Julian pourrait ne pas vivre jusqu’à la fin de la procédure d’extradition
Craig MURRAY – ICH – 22 .10.2019
J’ai été profondément secoué par les événements d’hier [21 Octobre 2019 – ndt] au tribunal de première instance de Westminster, où chaque décision a été imposée à la cravache – sans se soucier le moins du monde des arguments et des objections de l’équipe de défense d’Assange – par une magistrate qui n’a même pas vraiment fait semblant de les écouter.
Avant d’en arriver à la flagrante absence d’équité de la procédure, la première chose que je tiens à évoquer, c’est l’état de Julian. J’ai été incroyablement choqué rien que par le poids que mon ami a perdu, par la vitesse à laquelle sa chevelure s’est dégarnie et par son vieillissement prématuré, qui s’accélère visiblement. Il boite aussi, maintenant, d’une manière que je n’ai jamais constatée auparavant. Depuis son arrestation [le 11 avril dernier, ndt], il a perdu plus de 15 kg.
Mais son apparence physique n’est pas, de loin, aussi impressionnante que sa détérioration mentale. Quand on lui a demandé de donner son nom et sa date de naissance, il a visiblement, pendant plusieurs secondes, fait de gros efforts pour se les rappeler. J’en viendrai plus tard au contenu important de sa déclaration finale, mais la difficulté qu’il a eue à la faire était évidente ; on a pu voir le mal très réel qu’il s’est donné pour articuler les mots et se concentrer sur ce qu’il avait à dire.

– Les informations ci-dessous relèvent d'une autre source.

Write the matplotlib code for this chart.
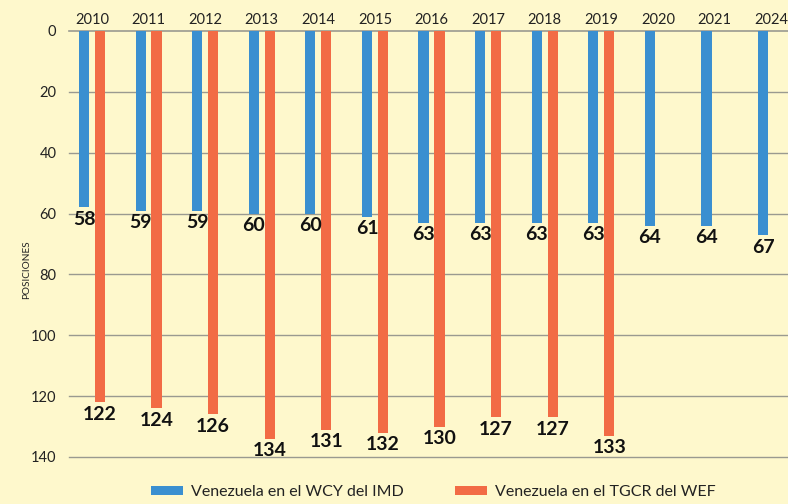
import matplotlib
matplotlib.use("Agg")
import matplotlib.pyplot as plt
import numpy as np

years = ["2010", "2011", "2012", "2013", "2014", "2015", "2016", "2017", "2018", "2019", "2020", "2021", "2024"]
wcy_imd = [58, 59, 59, 60, 60, 61, 63, 63, 63, 63, 64, 64, 67]
tgcr_wef = [122, 124, 126, 134, 131, 132, 130, 127, 127, 133]
series_names = ["Venezuela en el WCY del IMD", "Venezuela en el TGCR del WEF"]
y_ticks = [0, 20, 40, 60, 80, 100, 120, 140]

plt.rcParams['font.family'] = ['Lato', 'DejaVu Sans']

BG = '#FEF8CC'
BLUE = '#3A8FD0'
ORANGE = '#F26B45'

fig = plt.figure(figsize=(7.88, 5.04), dpi=100, facecolor=BG)
ax = fig.add_axes([69/788, 1-457/504, 1-69/788, (457-31)/504])
ax.set_facecolor(BG)

x = np.arange(len(years))
w = 0.18
off = 0.14
b1 = ax.bar(x - off, wcy_imd, width=w, color=BLUE, zorder=3, label=series_names[0])
xo = np.arange(len(tgcr_wef))
b2 = ax.bar(xo + off, tgcr_wef, width=w, color=ORANGE, zorder=3, label=series_names[1])

for xi, v in zip(x - off, wcy_imd):
    ax.text(xi, v + 1.2, str(v), ha='center', va='top', fontsize=14, fontweight='bold', color='#111111', zorder=4)
for xi, v in zip(xo + off, tgcr_wef):
    ax.text(xi, v + 1.2, str(v), ha='center', va='top', fontsize=14, fontweight='bold', color='#111111', zorder=4)

ax.set_ylim(140, 0)
ax.set_xlim(-0.406, 12.30)
ax.set_yticks(y_ticks)
ax.set_yticklabels([str(t) for t in y_ticks], fontsize=10.5, color='#222222')
ax.tick_params(axis='y', length=0, pad=9)
ax.xaxis.tick_top()
ax.set_xticks(x)
ax.set_xticklabels(years, fontsize=10.5, color='#222222')
ax.tick_params(axis='x', length=0, pad=3)

for t in y_ticks:
    ax.axhline(t, color='#9a9a90', lw=1.2 if t == 0 else 1.0, zorder=1, clip_on=False)
for s in ax.spines.values():
    s.set_visible(False)

fig.text(27/788, 1-270/504, "POSICIONES", rotation=90, ha='center', va='center', fontsize=7.2, color='#222222')

leg = fig.legend(handles=[b1, b2], labels=series_names, loc='center', bbox_to_anchor=(433/788, 1-492/504),
                 ncol=2, frameon=False, fontsize=11.5, handlelength=2.0, handleheight=0.55,
                 handletextpad=0.5, columnspacing=3.2)
for t in leg.get_texts():
    t.set_color('#222222')

fig.savefig('out.png', dpi=100, facecolor=BG)
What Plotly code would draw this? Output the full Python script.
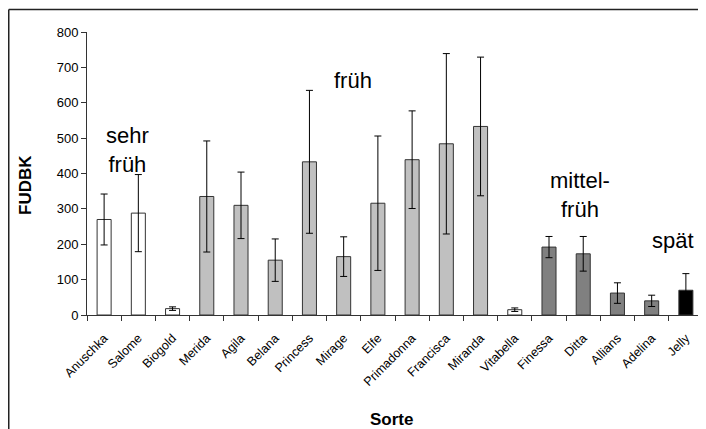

Jusqu’à hier, j’ai toujours été sceptique à l’égard de ceux qui affirmaient que le traitement de Julian équivalait à de la torture, y compris à l’égard de Nils Melzer, le Rapporteur spécial des Nations Unies sur la torture, et sceptique à l’égard de ceux qui suggéraient qu’il pouvait être soumis à des traitements débilitants par usage de drogues [entendez qu’Assange est drogué contre sa volonté, ndt]. Mais pour avoir assisté, en Ouzbékistan, aux procès de plusieurs victimes de tortures extrêmes, et pour avoir travaillé avec des survivants de Sierra Leone et d’ailleurs, je puis vous dire que la séance d’hier, m’a complètement fait changer d’avis et que Julian présente exactement les mêmes symptômes que les victimes de tortures, amenées clignant des yeux à la lumière, notamment en termes de désorientation, de confusion et de lutte visible pour affirmer son libre arbitre à travers le brouillard d’une impuissance induite.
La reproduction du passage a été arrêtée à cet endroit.